Photo courtesy of OSSIC.

Photo courtesy of OSSIC.

Virtual reality is a technology that lets a person put on a pair of goggles and feel like he or she is in another world. In several ways, however, the technology needs to mature. Here are three issues San Diego companies are working on solutions for, and a fourth issue that a San Diego giant is putting money into:

Latency: Though computer-generated, the world seen through Virtual Reality goggles can seem very real. One problem, however, is that when you swivel your head, the picture often takes too long to “catch up.” This disconnect can make the user feel seasick. San Diego-based Qualcomm Inc. said that its fifth-generation (5G) wireless data communication technology can dramatically cut the time-lag (or latency) between the moment a person moves his head and the moment the picture moves in response.

Sound to Match the Sight: Ossic Corp. is a young company working on headphones that give the wearer the impression that sound is coming from a certain direction — no matter which way the wearer turns his head. The young business, which was part of the EvoNexus incubator, raised $2.7 million in a Kickstarter campaign that wrapped up around this time last year. The headphones’ technological tricks include calibrating themselves to a user’s anatomy, since sound bouncing off the body is a key part of how people perceive sound.

Isolation: The virtual reality experience is frequently a solitary one, said Peter Otto, chief scientific officer of San Diego-based ComHear, a company that has licensed directional sound technology from UC San Diego. At a recent UC San Diego fundraising gala, Otto showed off a speaker enclosure a little over a foot long. By sitting in front of the sound bar, a listener got the impression that sound was coming from different directions. The technology has been used in at least one theme park, allowing people to share the experience rather than hear it in isolation.
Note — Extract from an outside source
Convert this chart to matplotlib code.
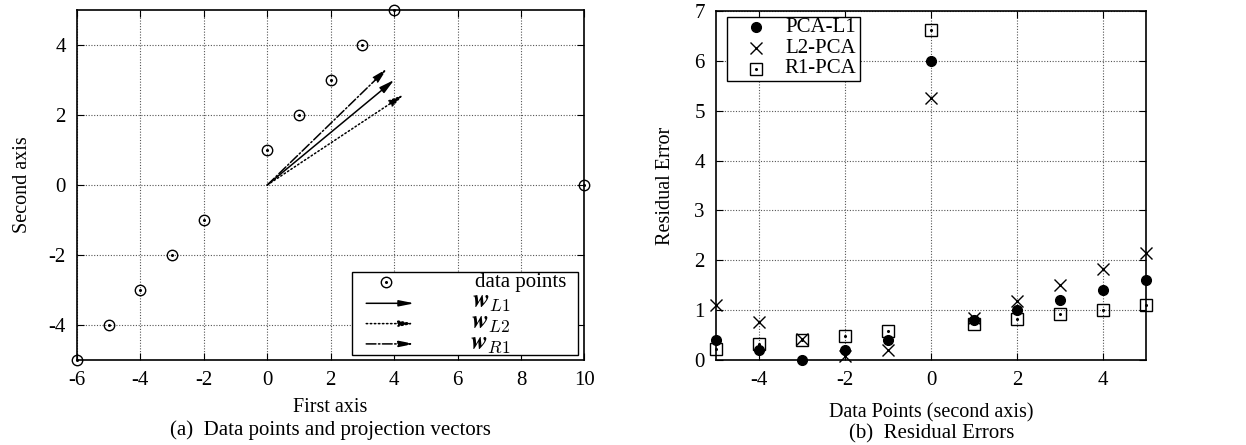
#!/usr/bin/env python3
# -*- coding: utf-8 -*-

import numpy as np
import matplotlib
matplotlib.use("Agg")
import matplotlib.pyplot as plt
from matplotlib.patches import Rectangle

plt.rcParams['font.family'] = ['Liberation Serif', 'DejaVu Serif']
plt.rcParams['mathtext.fontset'] = 'cm'
plt.rcParams['axes.unicode_minus'] = False

# (a) data points
pts_x = [-6, -5, -4, -3, -2, 0, 1, 2, 3, 4, 10]
pts_y = [-5, -4, -3, -2, -1, 1, 2, 3, 4, 5, 0]

# projection vectors (scaled for display)
vec_names = [r'$\boldsymbol{w}_{L1}$', r'$\boldsymbol{w}_{L2}$', r'$\boldsymbol{w}_{R1}$']
vec_x = [4.0, 4.3, 3.77]
vec_y = [3.0, 2.58, 3.32]
vec_styles = ['-', ':', '-.']

# (b) residual errors
res_x = [-5, -4, -3, -2, -1, 0, 1, 2, 3, 4, 5]
err_pcal1 = [0.4, 0.2, 0.0, 0.2, 0.4, 6.0, 0.8, 1.0, 1.2, 1.4, 1.6]
err_l2pca = [1.1, 0.77, 0.43, 0.08, 0.2, 5.25, 0.85, 1.18, 1.5, 1.83, 2.15]
err_r1pca = [0.23, 0.32, 0.4, 0.48, 0.58, 6.62, 0.73, 0.82, 0.92, 1.0, 1.1]

fig = plt.figure(figsize=(12.46, 4.45), dpi=100)
ax1 = fig.add_axes([0.0618, 0.191, 0.4072, 0.7865])
ax2 = fig.add_axes([0.5746, 0.191, 0.3451, 0.7845])

tick_fs = 15
lab_fs = 14.5


def gnu_style(ax):
    ax.tick_params(direction='in', top=True, right=True, length=5,
                   labelsize=tick_fs, pad=8)
    ax.grid(True, color='#555555', linestyle=(0, (1, 1.5)), linewidth=0.8)
    for s in ax.spines.values():
        s.set_linewidth(1.2)


def dotted_mark(ax, x, y, marker, size):
    ax.plot(x, y, linestyle='none', marker=marker, markersize=size,
            markerfacecolor='none', markeredgecolor='black',
            markeredgewidth=1.0, clip_on=False, zorder=4)
    ax.plot(x, y, linestyle='none', marker='o', markersize=1.2,
            color='black', clip_on=False, zorder=4)


# ---- (a) ----
gnu_style(ax1)
ax1.set_xlim(-6, 10)
ax1.set_ylim(-5, 5)
ax1.set_xticks(range(-6, 11, 2))
ax1.set_yticks(range(-4, 5, 2))
dotted_mark(ax1, pts_x, pts_y, 'o', 7.5)

for vx, vy, ls in zip(vec_x, vec_y, vec_styles):
    ax1.annotate('', xy=(vx, vy), xytext=(0, 0),
                 arrowprops=dict(arrowstyle='-|>,head_length=0.9,head_width=0.22',
                                 linestyle=ls, color='black', lw=1.1,
                                 shrinkA=0, shrinkB=0), zorder=5)

ax1.set_ylabel('Second axis', fontsize=lab_fs, labelpad=12)
fig.text(0.265, 0.075, 'First axis', ha='center', fontsize=lab_fs)
fig.text(0.265, 0.022, '(a)  Data points and projection vectors', ha='center',
         fontsize=15)

# legend box for (a)
ax1.add_patch(Rectangle((0.542, 0.014), 0.445, 0.237, transform=ax1.transAxes,
                        facecolor='white', edgecolor='black', lw=1.0, zorder=6))
row_y = [0.222, 0.162, 0.104, 0.046]
dotted_mark(ax1, [0.61], [row_y[0]], 'o', 7.5)
for ln in ax1.lines[-2:]:
    ln.set_transform(ax1.transAxes)
    ln.set_zorder(7)
ax1.text(0.965, row_y[0], 'data points', transform=ax1.transAxes, ha='right',
         va='center', fontsize=15, zorder=7)
for i, (nm, ls) in enumerate(zip(vec_names, vec_styles)):
    yy = row_y[i + 1]
    ax1.annotate('', xy=(0.665, yy), xytext=(0.57, yy), xycoords='axes fraction',
                 textcoords='axes fraction',
                 arrowprops=dict(arrowstyle='-|>,head_length=0.9,head_width=0.18',
                                 linestyle=ls, color='black', lw=1.1,
                                 shrinkA=0, shrinkB=0), zorder=7)
    ax1.text(0.855, yy, nm, transform=ax1.transAxes, ha='right', va='center',
             fontsize=18, zorder=7)

# ---- (b) ----
gnu_style(ax2)
ax2.set_xlim(-5, 5)
ax2.set_ylim(0, 7)
ax2.set_xticks(range(-4, 5, 2))
ax2.set_yticks(range(0, 8))
ax2.plot(res_x, err_pcal1, linestyle='none', marker='o', markersize=7,
         color='black', clip_on=False, zorder=4)
ax2.plot(res_x, err_l2pca, linestyle='none', marker='x', markersize=8,
         color='black', markeredgewidth=1.0, clip_on=False, zorder=4)
dotted_mark(ax2, res_x, err_r1pca, 's', 8)

ax2.set_ylabel('Residual Error', fontsize=lab_fs, labelpad=14)
fig.text(0.7475, 0.062, 'Data Points (second axis)', ha='center', fontsize=lab_fs)
fig.text(0.7475, 0.015, '(b)  Residual Errors', ha='center', fontsize=15)

# legend box for (b)
ax2.add_patch(Rectangle((0.025, 0.8), 0.31, 0.183, transform=ax2.transAxes,
                        facecolor='white', edgecolor='black', lw=1.0, zorder=6))
leg_y = [0.953, 0.893, 0.835]
ax2.plot([0.093], [leg_y[0]], marker='o', markersize=7, color='black',
         transform=ax2.transAxes, zorder=7)
ax2.plot([0.093], [leg_y[1]], marker='x', markersize=8, color='black',
         markeredgewidth=1.0, transform=ax2.transAxes, zorder=7)
ax2.plot([0.093], [leg_y[2]], marker='s', markersize=8, markerfacecolor='none',
         markeredgecolor='black', transform=ax2.transAxes, zorder=7)
ax2.plot([0.093], [leg_y[2]], marker='o', markersize=1.2, color='black',
         transform=ax2.transAxes, zorder=7)
for yy, nm in zip(leg_y, ['PCA-L1', 'L2-PCA', 'R1-PCA']):
    ax2.text(0.325, yy, nm, transform=ax2.transAxes, ha='right', va='center',
             fontsize=15, zorder=7)

plt.savefig('out.png', dpi=100)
Lack of Content: That is an issue that Patrick Eggen of Qualcomm Ventures raised during a summer 2016 interview. The company’s venture arm is hoping to fill a void by funding a Silicon Valley-based business called Matterport. The startup uses a special camera to document the interiors of homes or other buildings — or any other space, for that matter. Eggen said he felt the business will help fill a void in content.